Overall pattern of Bahai expansion. A distinctive Bahai community may be said to have come into being during the 1860s and 1870s following the open rupture between the leaders of the Babi movement. Mīrzā Ḥosayn-ʿAlī Nūrī Bahāʾ-Allāh (1817-92) had already begun to successfully reanimate and coordinate the various Babi communities in Iran and Iraq. When he laid claim to be the promised one of Babism (1866), his message was widely accepted. Most Babis became Bahais, only a minority siding with Bahāʾ-Allāh’s half brother, Ṣobḥ-e Azal (see azali babism).
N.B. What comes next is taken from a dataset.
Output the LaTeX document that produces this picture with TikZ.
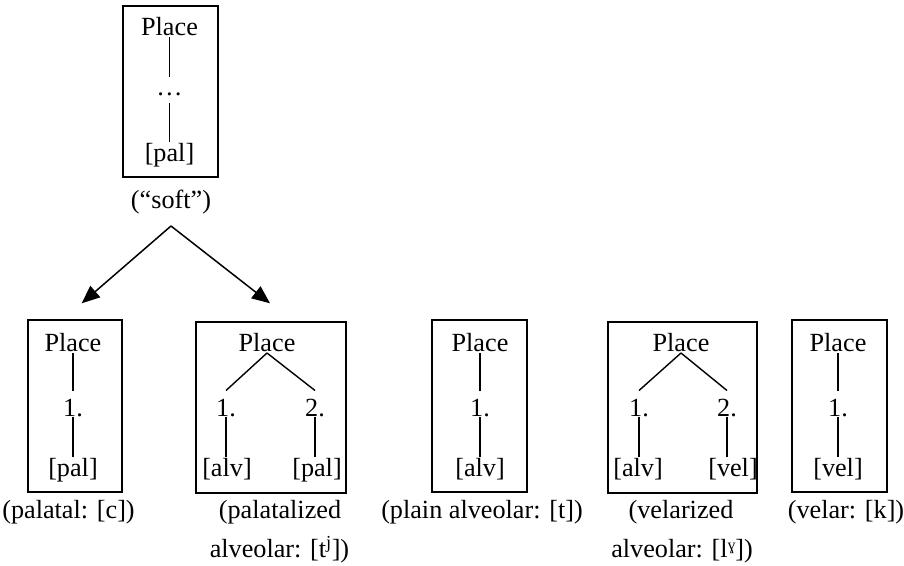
\documentclass[tikz,border=0pt]{standalone}
\usepackage{fontspec}
\setmainfont{Liberation Serif}
\usetikzlibrary{arrows.meta}
\begin{document}
\begin{tikzpicture}[x=1pt,y=-1pt,
  txt/.style={inner sep=0pt, outer sep=0pt, anchor=base,
              font=\fontsize{26.2}{30}\selectfont, text depth=0pt},
  head/.style={txt, text depth=1.5pt},
  num/.style={txt, text height=26pt},
  feat/.style={txt, text height=20pt},
  gap/.style={txt, text height=18.5pt, text depth=7pt},
  frame/.style={draw, line width=1.5pt, inner sep=0pt, outer sep=0pt},
  branch/.style={line width=1.4pt},
  arr/.style={line width=1.5pt, -{Triangle[length=18pt,width=15pt]}},
]
\useasboundingbox (0,0) rectangle (904,565);

% the general "soft" place specification
\node[frame, minimum width=95pt, minimum height=171pt] (tb) at (170.5,91.5) {};
\node[head] (tp) at (169.5,35.8) {Place};
\node[gap]  (td) at (169.5,95.5) {…};
\node[feat] (tf) at (169.5,161.6) {[pal]};
\node[txt]  (soft) at (171,208.5) {(“soft”)};
\draw[branch] (tp.south) -- (td.north);
\draw[branch] (td.south) -- (tf.north);

% the two realisations
\coordinate (fork) at (171,226);
\coordinate (tipL) at (81.7,303.3);
\coordinate (tipR) at (270,303.3);
\draw[arr] (fork) -- (tipL);
\draw[arr] (fork) -- (tipR);

% palatal
\node[frame, minimum width=94pt, minimum height=172pt] (b1) at (75,406) {};
\node[head] (p1) at (73,351.5) {Place};
\node[num]  (n1) at (73,416.5) {1.};
\node[feat] (f1) at (73,476.6) {[pal]};
\node[txt]  (c1) at (68.5,518.5) {(palatal: [c])};
\draw[branch] (p1.south) -- (n1.north);
\draw[branch] (n1.south) -- (f1.north);

% palatalized alveolar
\node[frame, minimum width=150pt, minimum height=171pt] (b2) at (271,407.5) {};
\node[head] (p2)  at (267,351.5) {Place};
\node[num]  (n2a) at (226,416.5) {1.};
\node[num]  (n2b) at (315,416.5) {2.};
\node[feat] (f2a) at (227,476.6) {[alv]};
\node[feat] (f2b) at (317,476.6) {[pal]};
\node[txt]  (c2a) at (280,518.5) {(palatalized};
\node[txt]  (c2b) at (279.5,557.5) {alveolar: [t\textsuperscript{j}])};
\draw[branch] (p2.south) -- (n2a.north);
\draw[branch] (p2.south) -- (n2b.north);
\draw[branch] (n2a.south) -- (n2a.south |- f2a.north);
\draw[branch] (n2b.south) -- (n2b.south |- f2b.north);

% plain alveolar
\node[frame, minimum width=95pt, minimum height=172pt] (b3) at (479.5,406) {};
\node[head] (p3) at (480,351.5) {Place};
\node[num]  (n3) at (480,416.5) {1.};
\node[feat] (f3) at (480,476.6) {[alv]};
\node[txt]  (c3) at (482,518.5) {(plain alveolar: [t])};
\draw[branch] (p3.south) -- (n3.north);
\draw[branch] (n3.south) -- (f3.north);

% velarized alveolar
\node[frame, minimum width=149pt, minimum height=171pt] (b4) at (682.5,407.5) {};
\node[head] (p4)  at (681,351.5) {Place};
\node[num]  (n4a) at (639,416.5) {1.};
\node[num]  (n4b) at (727,416.5) {2.};
\node[feat] (f4a) at (638,476.6) {[alv]};
\node[feat] (f4b) at (733,476.6) {[vel]};
\node[txt]  (c4a) at (681,518.5) {(velarized};
\node[txt]  (c4b) at (682,557.5) {alveolar: [lˠ])};
\draw[branch] (p4.south) -- (n4a.north);
\draw[branch] (p4.south) -- (n4b.north);
\draw[branch] (n4a.south) -- (n4a.south |- f4a.north);
\draw[branch] (n4b.south) -- (n4b.south |- f4b.north);

% velar
\node[frame, minimum width=95pt, minimum height=172pt] (b5) at (839.5,406) {};
\node[head] (p5) at (838,351.5) {Place};
\node[num]  (n5) at (838,416.5) {1.};
\node[feat] (f5) at (838,476.6) {[vel]};
\node[txt]  (c5) at (846,518.5) {(velar: [k])};
\draw[branch] (p5.south) -- (n5.north);
\draw[branch] (n5.south) -- (f5.north);
\end{tikzpicture}
\end{document}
Well coordinated, the emerging Iranian Bahai community possessed considerable dynamism. Successful missionary activity was soon undertaken, not only amongst Iran’s Shiʿite majority, but also amongst the Jewish and Zoroastrian minorities (from the 1880s). Further afield, small Bahai communities were established in Turkey, Syria, Egypt, India, and Asiatic Russia, mostly amongst expatriate Iranians.
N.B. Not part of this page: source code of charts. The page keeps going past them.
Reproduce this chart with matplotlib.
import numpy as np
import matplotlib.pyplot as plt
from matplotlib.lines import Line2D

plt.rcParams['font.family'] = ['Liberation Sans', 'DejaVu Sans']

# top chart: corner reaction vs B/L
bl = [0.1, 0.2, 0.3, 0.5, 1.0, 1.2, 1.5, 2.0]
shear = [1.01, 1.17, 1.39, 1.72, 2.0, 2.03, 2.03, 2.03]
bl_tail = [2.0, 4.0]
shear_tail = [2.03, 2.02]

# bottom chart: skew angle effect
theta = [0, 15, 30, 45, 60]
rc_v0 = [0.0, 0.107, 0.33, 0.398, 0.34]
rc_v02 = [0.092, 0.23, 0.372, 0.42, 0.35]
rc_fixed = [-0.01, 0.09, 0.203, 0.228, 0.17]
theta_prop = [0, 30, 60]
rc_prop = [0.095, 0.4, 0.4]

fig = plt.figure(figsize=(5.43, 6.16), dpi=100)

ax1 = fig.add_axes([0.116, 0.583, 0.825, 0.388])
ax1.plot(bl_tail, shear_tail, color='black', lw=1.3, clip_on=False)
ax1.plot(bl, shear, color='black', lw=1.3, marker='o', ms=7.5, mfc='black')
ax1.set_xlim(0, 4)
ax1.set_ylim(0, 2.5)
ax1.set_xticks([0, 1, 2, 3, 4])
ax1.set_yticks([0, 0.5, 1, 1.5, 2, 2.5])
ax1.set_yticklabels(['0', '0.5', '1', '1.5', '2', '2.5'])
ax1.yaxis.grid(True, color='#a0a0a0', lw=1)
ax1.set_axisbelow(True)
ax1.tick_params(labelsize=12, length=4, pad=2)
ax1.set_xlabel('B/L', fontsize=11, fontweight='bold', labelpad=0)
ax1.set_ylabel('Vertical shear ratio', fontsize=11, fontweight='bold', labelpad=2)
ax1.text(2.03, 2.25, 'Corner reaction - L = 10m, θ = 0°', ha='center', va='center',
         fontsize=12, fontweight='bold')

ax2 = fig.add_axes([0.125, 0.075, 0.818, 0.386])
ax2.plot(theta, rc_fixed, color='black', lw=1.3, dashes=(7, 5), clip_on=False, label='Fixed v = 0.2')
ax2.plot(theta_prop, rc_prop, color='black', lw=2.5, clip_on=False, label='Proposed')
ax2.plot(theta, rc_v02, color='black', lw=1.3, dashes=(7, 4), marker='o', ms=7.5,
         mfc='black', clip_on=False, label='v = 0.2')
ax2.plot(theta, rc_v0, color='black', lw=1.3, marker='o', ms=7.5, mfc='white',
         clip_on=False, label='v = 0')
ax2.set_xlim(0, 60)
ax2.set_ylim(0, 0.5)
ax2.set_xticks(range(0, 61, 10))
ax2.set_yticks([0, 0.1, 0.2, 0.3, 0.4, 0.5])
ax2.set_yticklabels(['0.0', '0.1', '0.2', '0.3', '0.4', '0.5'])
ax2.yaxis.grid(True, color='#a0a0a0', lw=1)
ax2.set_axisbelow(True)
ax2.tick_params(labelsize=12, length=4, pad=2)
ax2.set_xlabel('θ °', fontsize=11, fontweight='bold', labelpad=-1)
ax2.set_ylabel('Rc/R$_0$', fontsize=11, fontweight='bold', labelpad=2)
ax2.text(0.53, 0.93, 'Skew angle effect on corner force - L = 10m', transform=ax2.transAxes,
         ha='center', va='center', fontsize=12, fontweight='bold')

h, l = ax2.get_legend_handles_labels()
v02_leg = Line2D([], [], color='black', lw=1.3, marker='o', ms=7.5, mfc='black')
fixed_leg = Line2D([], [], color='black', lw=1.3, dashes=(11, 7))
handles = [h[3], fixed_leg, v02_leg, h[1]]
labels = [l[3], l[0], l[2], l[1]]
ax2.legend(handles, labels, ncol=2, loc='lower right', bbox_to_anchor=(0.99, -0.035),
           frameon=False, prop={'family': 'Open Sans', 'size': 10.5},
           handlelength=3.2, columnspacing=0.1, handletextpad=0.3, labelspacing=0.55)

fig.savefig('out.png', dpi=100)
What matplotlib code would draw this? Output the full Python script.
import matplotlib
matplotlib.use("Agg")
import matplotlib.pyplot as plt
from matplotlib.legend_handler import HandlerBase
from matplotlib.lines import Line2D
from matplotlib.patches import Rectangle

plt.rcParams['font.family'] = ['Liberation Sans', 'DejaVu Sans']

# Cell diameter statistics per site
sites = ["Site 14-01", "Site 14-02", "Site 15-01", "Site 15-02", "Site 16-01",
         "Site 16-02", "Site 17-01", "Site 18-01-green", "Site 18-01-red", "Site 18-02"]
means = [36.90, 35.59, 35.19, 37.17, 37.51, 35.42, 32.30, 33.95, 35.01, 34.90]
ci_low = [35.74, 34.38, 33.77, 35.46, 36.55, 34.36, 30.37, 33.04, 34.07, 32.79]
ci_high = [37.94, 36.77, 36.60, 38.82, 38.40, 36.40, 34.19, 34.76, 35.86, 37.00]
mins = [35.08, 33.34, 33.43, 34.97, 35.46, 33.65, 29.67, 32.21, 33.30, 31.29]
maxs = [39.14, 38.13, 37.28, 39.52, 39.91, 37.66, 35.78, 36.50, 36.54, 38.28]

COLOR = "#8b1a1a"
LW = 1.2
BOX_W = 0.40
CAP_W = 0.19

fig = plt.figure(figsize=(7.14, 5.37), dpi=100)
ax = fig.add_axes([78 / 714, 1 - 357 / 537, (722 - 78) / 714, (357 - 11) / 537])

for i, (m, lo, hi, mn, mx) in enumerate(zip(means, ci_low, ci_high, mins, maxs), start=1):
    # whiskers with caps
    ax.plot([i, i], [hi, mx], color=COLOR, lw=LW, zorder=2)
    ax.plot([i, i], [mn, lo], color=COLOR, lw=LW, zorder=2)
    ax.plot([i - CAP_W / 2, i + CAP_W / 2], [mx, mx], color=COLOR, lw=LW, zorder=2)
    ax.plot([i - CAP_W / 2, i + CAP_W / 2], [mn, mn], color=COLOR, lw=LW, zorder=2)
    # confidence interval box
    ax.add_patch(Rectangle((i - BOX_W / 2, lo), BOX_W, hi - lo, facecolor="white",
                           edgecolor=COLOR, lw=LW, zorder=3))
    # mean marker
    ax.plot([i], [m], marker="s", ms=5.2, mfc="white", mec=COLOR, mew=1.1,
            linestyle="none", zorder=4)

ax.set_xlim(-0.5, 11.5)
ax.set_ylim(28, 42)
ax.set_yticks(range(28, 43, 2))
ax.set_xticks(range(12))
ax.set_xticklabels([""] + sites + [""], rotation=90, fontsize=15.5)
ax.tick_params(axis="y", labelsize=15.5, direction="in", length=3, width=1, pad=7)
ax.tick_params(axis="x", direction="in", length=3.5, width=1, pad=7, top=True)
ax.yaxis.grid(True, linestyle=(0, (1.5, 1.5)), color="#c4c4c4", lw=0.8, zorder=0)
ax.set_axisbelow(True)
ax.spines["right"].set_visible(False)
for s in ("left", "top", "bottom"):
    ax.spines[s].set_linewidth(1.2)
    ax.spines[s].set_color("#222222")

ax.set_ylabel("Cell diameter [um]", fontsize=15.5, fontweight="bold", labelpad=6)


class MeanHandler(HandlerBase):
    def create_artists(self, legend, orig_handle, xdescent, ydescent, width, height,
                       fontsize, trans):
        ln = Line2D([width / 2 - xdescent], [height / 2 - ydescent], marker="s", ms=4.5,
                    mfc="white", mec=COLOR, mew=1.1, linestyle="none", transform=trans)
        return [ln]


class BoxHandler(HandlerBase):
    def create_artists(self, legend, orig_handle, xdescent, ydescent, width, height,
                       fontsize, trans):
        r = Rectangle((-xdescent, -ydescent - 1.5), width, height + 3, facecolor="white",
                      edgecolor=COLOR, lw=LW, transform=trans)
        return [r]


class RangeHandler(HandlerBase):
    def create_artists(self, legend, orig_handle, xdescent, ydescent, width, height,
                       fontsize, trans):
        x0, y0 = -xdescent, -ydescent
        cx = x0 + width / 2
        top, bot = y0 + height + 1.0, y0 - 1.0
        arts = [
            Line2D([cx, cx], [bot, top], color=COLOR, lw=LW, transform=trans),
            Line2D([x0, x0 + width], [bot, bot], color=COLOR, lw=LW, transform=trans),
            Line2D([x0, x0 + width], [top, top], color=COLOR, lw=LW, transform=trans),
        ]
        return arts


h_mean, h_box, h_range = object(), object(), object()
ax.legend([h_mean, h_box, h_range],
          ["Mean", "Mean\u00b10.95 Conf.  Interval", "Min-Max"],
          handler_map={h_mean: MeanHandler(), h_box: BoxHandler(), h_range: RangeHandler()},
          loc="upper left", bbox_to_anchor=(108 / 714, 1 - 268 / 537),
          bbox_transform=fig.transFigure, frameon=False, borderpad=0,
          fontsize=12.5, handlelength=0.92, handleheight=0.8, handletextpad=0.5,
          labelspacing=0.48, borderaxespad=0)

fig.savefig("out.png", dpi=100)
Bahai expansion beyond the Middle East and the Iranian diaspora only began after the passing of Bahāʾ-Allāh (1892) and the succession of his son, ʿAbd-al-Bahāʾ (1844-1921), as leader. In the 1890s, an active community developed in North America, Americans in turn establishing Bahai groups in England, France, Germany, Hawaii, and Japan. Groups were also later established in Australia and New Zealand. Western Bahais also traveled widely in the Middle East, India, and Latin America, significantly contributing to the sense of the world community among the Bahais.
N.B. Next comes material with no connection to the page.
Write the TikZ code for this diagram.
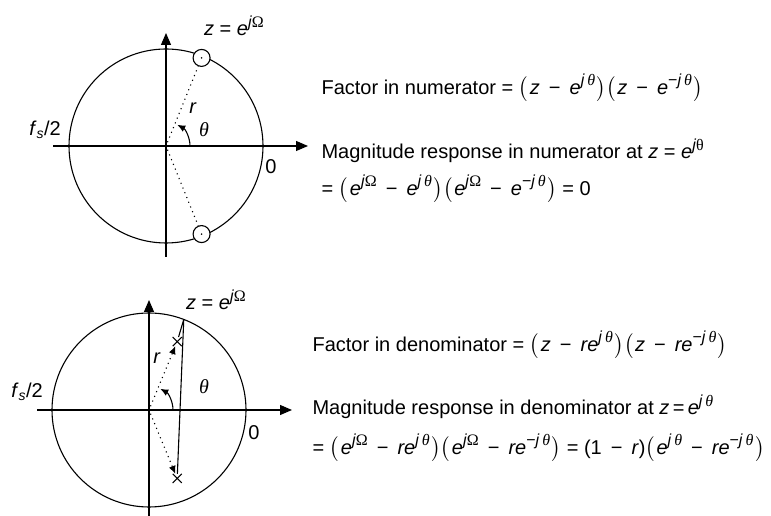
\documentclass[tikz,border=0pt]{standalone}
\usepackage{amsmath}
\usepackage{fontspec}
\setmainfont{Liberation Sans}
\newfontfamily\grk{Liberation Serif}
\usetikzlibrary{positioning,arrows.meta,shapes.misc,calc}
\newcommand{\iv}[1]{\textit{#1}}
\newcommand{\thv}{{\grk\itshape θ}}
\newcommand{\Omv}{{\grk Ω}}
\newcommand{\pw}[1]{\raisebox{0.42em}{\fontsize{16}{16}\selectfont #1}}
\newcommand{\mn}{\hspace{0.45em}−\hspace{0.45em}}
\newcommand{\lp}{$\bigl($\hspace{0.08em}}
\newcommand{\rp}{\hspace{0.08em}$\bigr)$}

\begin{document}
\begin{tikzpicture}[x=1pt, y=1pt, line width=1.1pt,
    every node/.style={font=\fontsize{20}{24}\selectfont, inner sep=1pt},
    axis/.style={-{Triangle[length=12pt,width=10pt]}},
    zeromark/.style={circle, draw, fill=white, minimum size=17pt, inner sep=0pt},
    polemark/.style={cross out, draw, minimum size=8pt, inner sep=0pt},
    txt/.style={anchor=west, inner sep=0pt}]
    \useasboundingbox (0,0) rectangle (771,516);

    \coordinate (o1) at (166,370);
    \draw (o1) circle[radius=97];
    \draw[axis] (o1) ++(-113,0) -- ++(255,0);
    \draw[axis] (o1) ++(0,-111) -- ++(0,224);
    \node[zeromark] (z1) at ($(o1)+(68:95)$) {};
    \node[zeromark] (z2) at ($(o1)+(-68:95)$) {};
    \fill (z1) circle[radius=0.9];
    \fill (z2) circle[radius=0.9];
    \draw[loosely dotted, shorten <=4pt] (o1) -- (z1);
    \draw[loosely dotted, shorten <=4pt] (o1) -- (z2);
    \draw[-{Latex[length=8pt,width=7pt]}] ($(o1)+(24,0)$) arc[start angle=0, end angle=62, radius=24];
    \node (lz1) at (234,490) {\iv{z} = \iv{e}\pw{\iv{j}\Omv}};
    \node (r1) at (193,408) {\iv{r}};
    \node (th1) at (204,386) {\thv};
    \node (fs1) at (45,386) {\iv{f}$_{\text{\iv{s}}}$/2};
    \node (zero1) at (271,349) {0};

    \node[txt] (fn) at (321,428) {Factor in numerator = \lp\iv{z}\mn\iv{e}\pw{\iv{j}\,\thv}\rp\lp\iv{z}\mn\iv{e}\pw{−\iv{j}\,\thv}\rp};
    \node[txt] (mn) at (321,365) {Magnitude response in numerator at \iv{z} = \iv{e}\pw{\iv{j}{\grk θ}}};
    \node[txt] (en) at (321,327) {= \lp\iv{e}\pw{\iv{j}\Omv}\mn\iv{e}\pw{\iv{j}\,\thv}\rp\lp\iv{e}\pw{\iv{j}\Omv}\mn\iv{e}\pw{−\iv{j}\,\thv}\rp{} = 0};

    \coordinate (o2) at (149,106);
    \draw (o2) circle[radius=97];
    \draw[axis] (o2) ++(-112,0) -- ++(255,0);
    \draw[axis] (o2) ++(0,-106) -- ++(0,216);
    \node[polemark] (p1) at ($(o2)+(67.6:74)$) {};
    \node[polemark] (p2) at ($(o2)+(-67.6:74)$) {};
    \coordinate (pz) at ($(o2)+(69:97)$);
    \draw[loosely dotted, shorten <=4pt, -{Latex[length=8pt,width=7pt]}] (o2) -- (p1);
    \draw[loosely dotted, shorten <=4pt, -{Latex[length=8pt,width=7pt]}] (o2) -- (p2);
    \draw (pz) -- (p1);
    \draw (pz) -- (p2);
    \draw[-{Latex[length=8pt,width=7pt]}] ($(o2)+(24,0)$) arc[start angle=0, end angle=62, radius=24];
    \node (lz2) at (216,216) {\iv{z} = \iv{e}\pw{\iv{j}\Omv}};
    \node (r2) at (157,158) {\iv{r}};
    \node (th2) at (204,129) {\thv};
    \node (fs2) at (27,124) {\iv{f}$_{\text{\iv{s}}}$/2};
    \node (zero2) at (254,83) {0};

    \node[txt] (fd) at (312,171) {Factor in denominator = \lp\iv{z}\mn\iv{re}\pw{\iv{j}\,\thv}\rp\lp\iv{z}\mn\iv{re}\pw{−\iv{j}\,\thv}\rp};
    \node[txt] (md) at (312,109) {Magnitude response in denominator at \iv{z}\,=\,\iv{e}\pw{\iv{j}\,\thv}};
    \node[txt] (ed) at (312,68) {= \lp\iv{e}\pw{\iv{j}\Omv}\mn\iv{re}\pw{\iv{j}\,\thv}\rp\lp\iv{e}\pw{\iv{j}\Omv}\mn\iv{re}\pw{−\iv{j}\,\thv}\rp{} = (1\mn\iv{r})\lp\iv{e}\pw{\iv{j}\,\thv}\mn\iv{re}\pw{−\iv{j}\,\thv}\rp};
\end{tikzpicture}
\end{document}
Plans for a systematic global expansion of the Bahai religion had been outlined by ʿAbd-al-Bahāʾ, most clearly in his Tablets of the Divine Plan (1916-17). However, it was only under the leadership of his grandson, Shoghi Effendi Rabbānī (1897-1957), that such plans were actually implemented on any large scale. Devoting the early years of his ministry to consolidating and standardizing the system of Bahai administration (1922-early 1930s), Shoghi Effendi then employed this administration as a means of securing systematic expansion, at first only in selected countries, through a series of national and regional Bahai plans (1937-53), and then globally in an international Ten Year Crusade (1953-63). This approach has been continued since Shoghi Effendi’s death (1957), with a series of Nine, Five, Seven, and Six Year Plans (1964-73; 1974-79; 1979-86; 1986-92). The resultant expansion has led to Bahai communities being established in most countries of the world.

Expansion and distribution. Some indication of the extent of Bahai expansion can be gained from the statistics in Table 13. These figures indicate a slow rate of expansion during the 1928-52 period, rapid growth only occurring after 1952 and the introduction of international teaching plans. Other indices of expansion include the growth in the number of languages in which Bahai literature is produced, from 8 or so in 1928, to 70 in 1953, and 757 in 1986, and in the number of tribal and ethnic groups represented in the community, from 42 in 1952 to over 2,100 in 1986 (see Baháʾí World II, pp. 193-210; XII, pp. 775-827); Shoghi Effendi, The Bahaʾi Faith, 1844-1952; and Universal House of Justice, Department of Statistics, The Seven Year Plan, Statistical Report, Riḍván 1986).